Importance Weighted Actor-Learner Architecture actors on the other hand are not used to calculate gradients. Instead, they are just used to collect experience which is passed to a central learner that computes gradients, resulting in a model that has completely independent actors and learners. To take advantage of the scale of modern computing systems, Importance Weighted Actor-Learner Architectures can be implemented using a single learner machine or multiple learners performing synchronous updates between themselves. Separating the learning and acting in this way also has the advantage of increasing the throughput of the whole system since the actors no longer need to wait for the learning step like in architectures such as batched A2C. This allows us to train Importance Weighted Actor-Learner Architectures on interesting environments without suffering from variance in frame rendering-time or time consuming task restarts.

Learning is continuous with Importance Weighted Actor-Learner Architectures, unlike other architectures that need to pause at each learning step

However, decoupling the acting and learning causes the policy in the actor to lag behind the learner. In order to compensate for this difference we introduce a principled off-policy advantage actor critic formulation called V-trace which compensates for the trajectories obtained by actors being off policy. The details of the algorithm and its analysis can be found in our paper.

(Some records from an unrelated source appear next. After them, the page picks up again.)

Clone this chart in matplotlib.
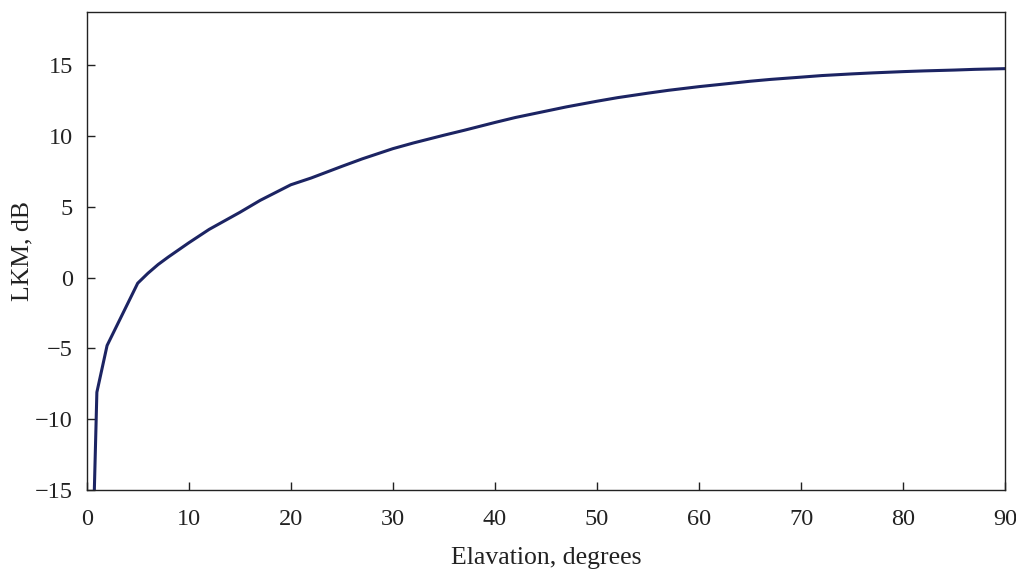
import matplotlib
matplotlib.use("Agg")
import matplotlib.pyplot as plt

elevation = [0.5, 1, 2, 5, 6, 7, 8, 9, 10, 12, 15, 17, 20, 22, 25, 27, 30, 32, 35, 37, 40, 42, 45,
             47, 50, 52, 55, 57, 60, 62, 65, 67, 70, 72, 75, 77, 80, 82, 85, 87, 90]
lkm_db = [-22.0, -8.1, -4.8, -0.4, 0.3, 0.92, 1.45, 1.95, 2.45, 3.4, 4.6, 5.45, 6.55, 7.03, 7.85,
          8.38, 9.1, 9.5, 10.05, 10.4, 10.95, 11.3, 11.75, 12.05, 12.45, 12.7, 13.02, 13.22, 13.48,
          13.63, 13.86, 13.99, 14.15, 14.26, 14.38, 14.45, 14.54, 14.59, 14.65, 14.7, 14.75]
xticks = [0, 10, 20, 30, 40, 50, 60, 70, 80, 90]
yticks = [-15, -10, -5, 0, 5, 10, 15]

plt.rcParams['font.family'] = ['Liberation Serif', 'DejaVu Serif']
plt.rcParams['axes.unicode_minus'] = True

fig = plt.figure(figsize=(10.16, 5.71), dpi=100)
ax = fig.add_axes([0.0853, 0.1419, 0.9042, 0.8371])
ax.plot(elevation, lkm_db, color='#1c2463', linewidth=2.2, solid_joinstyle='round')
ax.set_xlim(0, 90)
ax.set_ylim(-15, 18.75)
ax.set_xticks(xticks)
ax.set_yticks(yticks)
ax.tick_params(direction='in', length=6, width=1, labelsize=17.5, colors='#222222')
ax.tick_params(axis='x', pad=14)
ax.tick_params(axis='y', pad=10)
for s in ax.spines.values():
    s.set_linewidth(1.0)
    s.set_color('#222222')
ax.set_xlabel('Elavation, degrees', fontsize=18.5, color='#222222', labelpad=12)
ax.set_ylabel('LKM, dB', fontsize=18.5, color='#222222', labelpad=1)
fig.savefig('out.png', dpi=100)
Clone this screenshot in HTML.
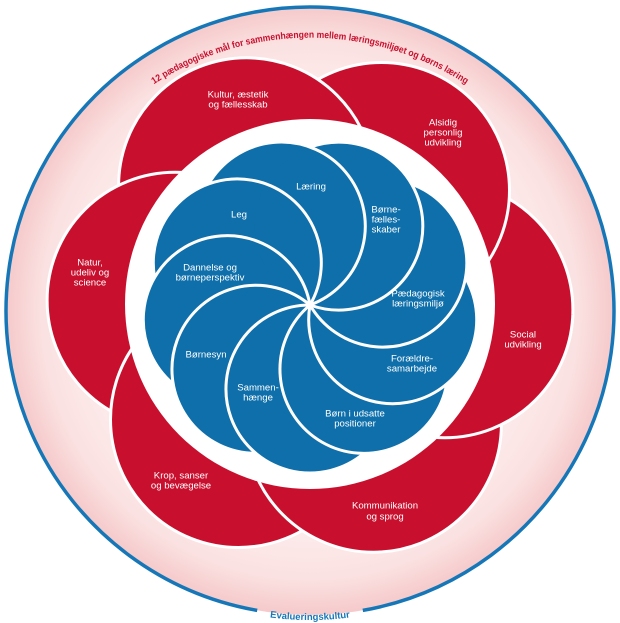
<!DOCTYPE html>
<html><head><meta charset="utf-8"><style>
html,body{margin:0;padding:0;background:#fff;overflow:hidden;}
svg{display:block;}
text{font-family:"Liberation Sans",sans-serif;}
</style></head><body>
<svg width="620" height="623" viewBox="0 0 620 623" xmlns="http://www.w3.org/2000/svg">
<defs>
<radialGradient id="pg" cx="310" cy="311" r="306" gradientUnits="userSpaceOnUse">
<stop offset="0" stop-color="#fff5f5"/>
<stop offset="0.7" stop-color="#fdecec"/>
<stop offset="0.88" stop-color="#fbe1e1"/>
<stop offset="1" stop-color="#f5c8c9"/>
</radialGradient>
<clipPath id="cr"><polygon points="310,305 910,326 910,900 310,900"/></clipPath>
<path id="tp" d="M 100,130 A 285 285 0 0 1 520,130"/>
<path id="bp" d="M 204.3,601.4 A 309 309 0 0 0 415.7,601.4"/>
</defs>
<rect width="620" height="623" fill="#fff"/>
<circle cx="310" cy="311" r="304" fill="url(#pg)"/>
<path d="M 362.8,610.4 A 304 304 0 1 0 257.2,610.4" fill="none" stroke="#1677b8" stroke-width="3.5"/>

<g fill="#c8102e" stroke="#fff" stroke-width="3">
<circle cx="444.9" cy="309.7" r="128"/>
<circle cx="381.5" cy="190.5" r="128"/>
<circle cx="246.6" cy="185.8" r="128"/>
<circle cx="175.1" cy="300.3" r="128"/>
<circle cx="238.5" cy="419.5" r="128"/>
<circle cx="373.4" cy="424.2" r="128"/>
<circle cx="444.9" cy="309.7" r="128" clip-path="url(#cr)"/>
</g>

<circle cx="310" cy="304" r="185" fill="#fff"/>

<g fill="#0e6fab">
<circle cx="281.3" cy="226.1" r="84"/>
<circle cx="237.3" cy="263.0" r="84"/>
<circle cx="227.3" cy="319.6" r="84"/>
<circle cx="256.0" cy="369.3" r="84"/>
<circle cx="310.0" cy="389.0" r="84"/>
<circle cx="364.0" cy="369.3" r="84"/>
<circle cx="392.7" cy="319.6" r="84"/>
<circle cx="382.7" cy="263.0" r="84"/>
<circle cx="338.7" cy="226.1" r="84"/>
</g>
<g fill="none" stroke="#fff" stroke-width="3">
<path d="M310,305 A84,84 0 1 0 208.5,184.1"/>
<path d="M310,305 A84,84 0 1 0 154.6,277.6"/>
<path d="M310,305 A84,84 0 1 0 173.3,384.0"/>
<path d="M310,305 A84,84 0 1 0 256.0,453.3"/>
<path d="M310,305 A84,84 0 1 0 364.0,453.3"/>
<path d="M310,305 A84,84 0 1 0 446.7,383.9"/>
<path d="M310,305 A84,84 0 1 0 465.4,277.6"/>
<path d="M310,305 A84,84 0 1 0 411.4,184.1"/>
<path d="M310,305 A84,84 0 1 0 310.0,147.2"/>
</g>

<g fill="#fff" font-size="9.6" text-anchor="middle">
<text x="238" y="97.5">Kultur, æstetik</text><text x="238" y="107.5">og fællesskab</text>
<text x="443" y="125.5">Alsidig</text><text x="443" y="135.5">personlig</text><text x="443" y="145.5">udvikling</text>
<text x="90" y="265.5">Natur,</text><text x="90" y="275.5">udeliv og</text><text x="90" y="285.5">science</text>
<text x="523" y="337.5">Social</text><text x="523" y="347.5">udvikling</text>
<text x="385" y="508.5">Kommunikation</text><text x="385" y="519.5">og sprog</text>
<text x="181" y="478.5">Krop, sanser</text><text x="181" y="488.5">og bevægelse</text>

<text x="311" y="189.5">Læring</text>
<text x="239" y="217.5">Leg</text>
<text x="386" y="212.5">Børne-</text><text x="386" y="222.5">fælles-</text><text x="386" y="232.5">skaber</text>
<text x="210" y="270.5">Dannelse og</text><text x="210" y="280.5">børneperspektiv</text>
<text x="418" y="296.5">Pædagogisk</text><text x="418" y="306.5">læringsmiljø</text>
<text x="412" y="361.5">Forældre-</text><text x="412" y="371.5">samarbejde</text>
<text x="206" y="357.5">Børnesyn</text>
<text x="258" y="390.5">Sammen-</text><text x="258" y="400.5">hænge</text>
<text x="355" y="416.5">Børn i udsatte</text><text x="355" y="426.5">positioner</text>
</g>

<text font-size="9.5" fill="#c8102e" font-weight="bold"><textPath href="#tp" startOffset="50%" text-anchor="middle" textLength="330" lengthAdjust="spacingAndGlyphs">12 pædagogiske mål for sammenhængen mellem læringsmiljøet og børns læring</textPath></text>
<text font-size="9.5" fill="#1677b8" font-weight="bold"><textPath href="#bp" startOffset="50%" text-anchor="middle">Evalueringskultur</textPath></text>
</svg>
</body></html>
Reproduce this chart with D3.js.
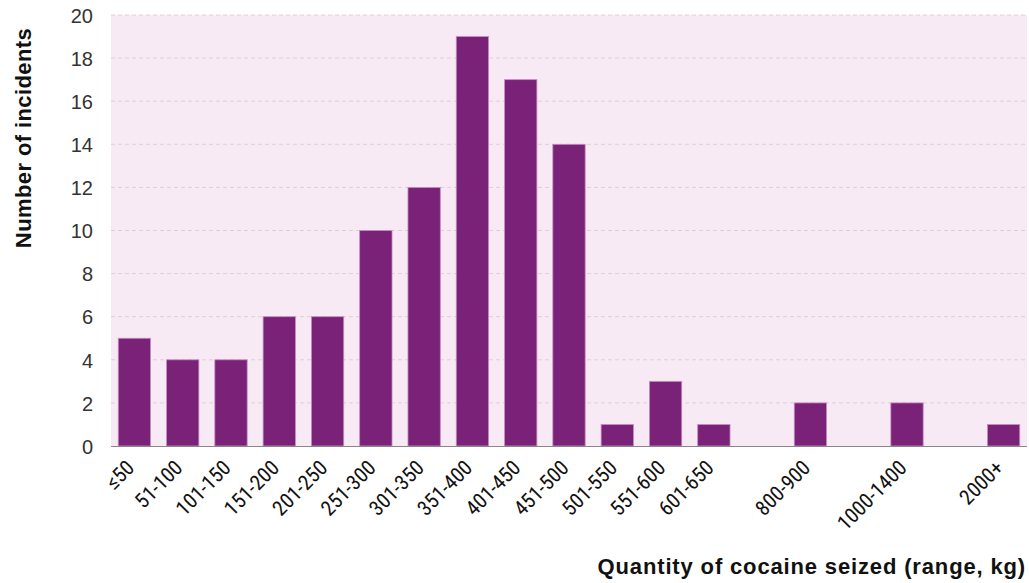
<!DOCTYPE html>
<html><head><meta charset="utf-8">
<script src="https://cdn.jsdelivr.net/npm/d3@7"></script>
<style>body{margin:0;background:#fff}svg{display:block}</style>
</head><body>
<svg id="c" width="1029" height="583"></svg>
<script>
const categories = ["≤50","51-100","101-150","151-200","201-250","251-300","301-350","351-400","401-450","451-500","501-550","551-600","601-650","gap1","800-900","gap2","1000-1400","gap3","2000+"];
const tickLabels = ["≤50","51-100","101-150","151-200","201-250","251-300","301-350","351-400","401-450","451-500","501-550","551-600","601-650","","800-900","","1000-1400","","2000+"];
const incidents = [5,4,4,6,6,10,12,19,17,14,1,3,1,null,2,null,2,null,1];
const yTicks = [0,2,4,6,8,10,12,14,16,18,20];

const svg = d3.select("#c");
const m = {l:111, r:1027, t:15, b:446};
const x = d3.scaleBand().domain(categories).range([m.l, m.r]).paddingInner(0.33).paddingOuter(0.15);
const y = d3.scaleLinear().domain([0,20]).range([m.b, m.t]);

svg.append("rect").attr("x", m.l).attr("y", m.t).attr("width", m.r-m.l).attr("height", m.b-m.t).attr("fill", "#f8eaf4");

svg.append("g").selectAll("line").data(yTicks.filter(d=>d>0)).join("line")
  .attr("x1", m.l).attr("x2", m.r).attr("y1", d=>y(d)).attr("y2", d=>y(d))
  .attr("stroke", "#dcd0d8").attr("stroke-width", 1).attr("stroke-dasharray", "4,3");

const data = categories.map((c,i)=>({c, v:incidents[i]})).filter(d=>d.v!=null);
svg.append("g").selectAll("rect").data(data).join("rect")
  .attr("x", d=>x(d.c)).attr("width", x.bandwidth())
  .attr("y", d=>y(d.v)).attr("height", d=>y(0)-y(d.v))
  .attr("fill", "#7a2278").attr("stroke", "#c78fc2").attr("stroke-width", 0.8);

// y axis
const ya = svg.append("g").attr("transform", `translate(${m.l},0)`)
  .call(d3.axisLeft(y).tickValues(yTicks).tickSize(0).tickPadding(18));
ya.select(".domain").remove();
ya.selectAll("text").attr("font-family", "'Liberation Sans', Arial, sans-serif").attr("font-size", 20).attr("fill", "#333").attr("dy", "0.36em");

// x axis
const xa = svg.append("g").attr("transform", `translate(0,${m.b})`)
  .call(d3.axisBottom(x).tickSize(0).tickFormat((d,i)=>tickLabels[i]));
xa.select(".domain").attr("stroke", "#888").attr("stroke-width", 1.2).attr("d", `M${m.l},0.5H${m.r}`);
xa.selectAll("text")
  .attr("font-family", "'Liberation Sans Narrow', 'Roboto Condensed', 'DejaVu Sans Condensed', sans-serif")
  .attr("font-size", 21).attr("fill", "#111")
  .attr("text-anchor", "end").attr("dy", "0.35em")
  .attr("transform", "translate(-4,18) rotate(-45)").attr("x", 0).attr("y", 0);

svg.append("text").attr("transform", "translate(31,138) rotate(-90)")
  .attr("text-anchor", "middle").attr("font-family", "'Liberation Sans', Arial, sans-serif")
  .attr("font-weight", "bold").attr("font-size", 22).attr("letter-spacing", 0.4).attr("fill", "#111").text("Number of incidents");

svg.append("text").attr("x", 1026).attr("y", 574)
  .attr("text-anchor", "end").attr("font-family", "'Liberation Sans', Arial, sans-serif")
  .attr("font-weight", "bold").attr("font-size", 22).attr("letter-spacing", 0.85).attr("fill", "#111").text("Quantity of cocaine seized (range, kg)");
</script>
</body></html>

Thanks to the optimised model of Importance Weighted Actor-Learner Architecture, it can process one-to-two orders of magnitude more experience compared to similar agents, making learning in challenging environments possible. We have compared Importance Weighted Actor-Learner Architectures with several popular actor-critic methods and have seen significant speed-ups. Additionally, the throughput using Importance Weighted Actor-Learner Architectures scales almost linearly with increasing number of actors and learners which shows that both the distributed agent model and the V-trace algorithm can handle very large scale experiments, even on the order of thousands of machines.

When it was tested on the DMLab-30 levels, Importance Weighted Actor-Learner Architecture was 10 times more data efficient and achieved double the final score compared to distributed A3C. Moreover, Importance Weighted Actor-Learner Architectures showed positive transfer from training in multi-task settings compared to training in single-task setting.